SecOps: Clear opportunities for powerful collaboration
If there’s one thing security and IT ops professionals should do this year, the words ‘team up’ should be top priority.
IT security is no longer a niche aspect of IT management, it’s an all-pervasive business risk that will affect all parts of an organisation, according to Micro Focus.
While IT and security teams have traditionally kept each other at arm’s length and with a ‘forced tolerance’ for each other, now is the time for change.
“Increasing regulatory pressure from privacy laws such as Australia's notifiable data breaches (NDB) scheme and Europe’s General Data Protection Regulation (GDPR), as well as high-visibility security breaches, are driving teams to more closely coordinate their efforts in mutually-beneficial ways,” explains Micro Focus managing director Peter Fuller.

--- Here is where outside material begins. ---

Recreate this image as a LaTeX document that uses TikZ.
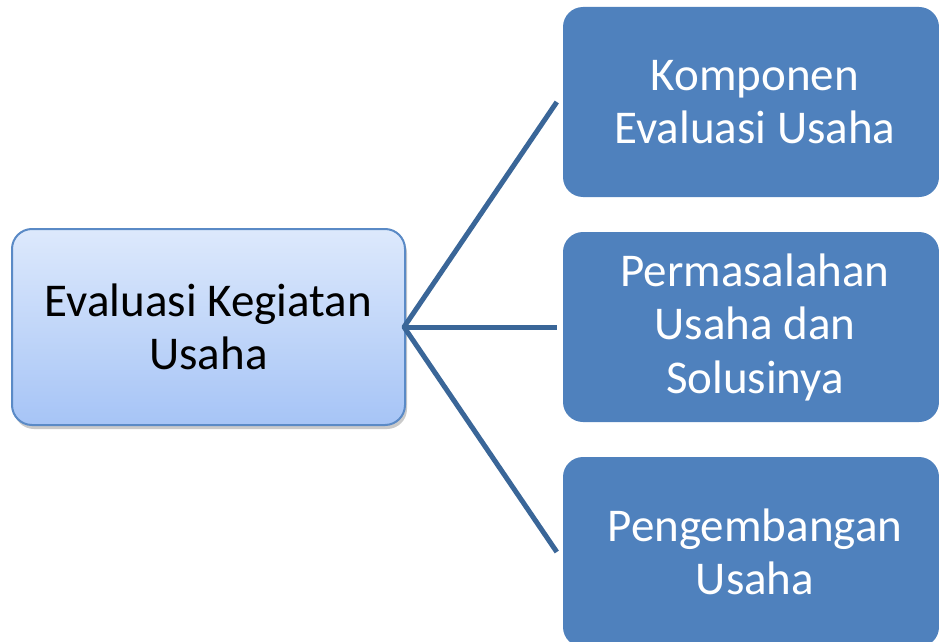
\documentclass[tikz,border=0pt]{standalone}
\usepackage{fontspec}
\setmainfont{Carlito}
\usetikzlibrary{shadows}
\definecolor{boxblue}{HTML}{4F81BD}
\definecolor{linkblue}{HTML}{3A6698}
\definecolor{lighttop}{HTML}{DDE9FC}
\definecolor{lightbot}{HTML}{A6C4F6}
\definecolor{lightedge}{HTML}{5A8AC6}
\tikzset{
  txt/.style={font=\fontsize{47}{53.5}\selectfont, align=center, inner sep=0pt},
  srcbox/.style={txt, rectangle, rounded corners=20pt, draw=lightedge, line width=2pt,
    top color=lighttop, bottom color=lightbot, text=black,
    minimum width=393pt, minimum height=196pt,
    drop shadow={shadow xshift=2pt, shadow yshift=-4pt, opacity=0.35, fill=black!60}},
  tgtbox/.style={txt, rectangle, rounded corners=20pt, fill=boxblue, text=white,
    minimum width=376pt, minimum height=190pt},
  link/.style={draw=linkblue, line width=5pt, line join=round}
}
\begin{document}
\begin{tikzpicture}[x=1pt,y=-1pt]
\useasboundingbox (0,0) rectangle (939,642);
\node[srcbox] (src) at (208.5,327) {Evaluasi Kegiatan\\Usaha};
\node[tgtbox] (k) at (751,102) {\hspace*{8pt}Komponen\\\hspace*{8pt}Evaluasi Usaha};
\node[tgtbox] (p) at (751,327) {\hspace*{8pt}Permasalahan\\\hspace*{8pt}Usaha dan\\\hspace*{8pt}Solusinya};
\node[tgtbox] (d) at (751,552) {\hspace*{8pt}Pengembangan\\\hspace*{8pt}Usaha};
\coordinate (ek) at ([xshift=-6pt]k.west);
\coordinate (ep) at ([xshift=-6pt]p.west);
\coordinate (ed) at ([xshift=-6pt]d.west);
\coordinate (hub) at ([xshift=-2pt]src.east);
\draw[link] (ek) -- (hub) -- (ed);
\draw[link] (hub) -- (ep);
\end{tikzpicture}
\end{document}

SecOps could be the way ahead and provides a way for developers and operations teams to work together. Micro Focus believes SecOps provides clear opportunities to strengthen collaboration and defend against attacks.
1. Share identity and access data
Identity and access management (IAM) responsibility is often shared by security and operations teams. According to Verizon’s 2018 Data Breach Investigations Report, compromised credentials are the top threat in security breaches, making IAM governance and control critical. Teams can use IAM data as a source of insight for security information and event management, not just to search for evidence after a breach but to identify a breach in program in real time by alerting on unusual access patterns or abuse of privileges.
2. Establish a patch management partnership
Typically, the operations team is responsible and accountable for patch management, with security and audit providing policies and verification. This can create an adversarial mentality in which each side blames the other for any shortcomings.
However, if patch management is seen as a partnership, challenges can be solved together. For example, security can help operations through regular re-prioritisation of vulnerabilities and, where changes are frozen, can work to provide mitigation strategies such as network segmentation or additional security monitoring.
3. Manage the data
Database management often falls under the purview of operations but these efforts are usually focused on maintaining the performance of the database rather than on protecting the data. However, the increased focus on data privacy and protection means these efforts need to be focused on securing data as well. Encryption is the ideal approach and modern approaches to format-preserving encryption encrypt data without altering the data format.
4. Embrace change
It’s important to make implementing changes easier for operations in response to increased pressure from DevOps to provision faster. Security teams must, therefore, resist the urge to implement every feature of a privilege management tool on every system. Decisions around privileges must be made based on risk.
Even better are risk-based activity controls that terminate access or step up authentication if high-risk commands are used. And, automating common responses to security incidents through orchestration tools for select changes allows a rapid reaction while minimising risk.
5. Plan and train response procedures together
SecOps teams must plan and train together to respond to cyber attacks effectively. Preparing before a breach occurs is essential to ensure a sufficient response. Operations and security much engage equally in these preparations to ensure both perspectives are accounted for and the team can work seamlessly together if a breach occurs.
“IT ops and security may struggle to find the right balance at first but, the more the two teams work together, the more seamless their collaboration will be and the more appreciation each will have for the other’s perspective. This will ultimately improve the confidentiality, integrity, and availability of IT services,” Fuller concludes.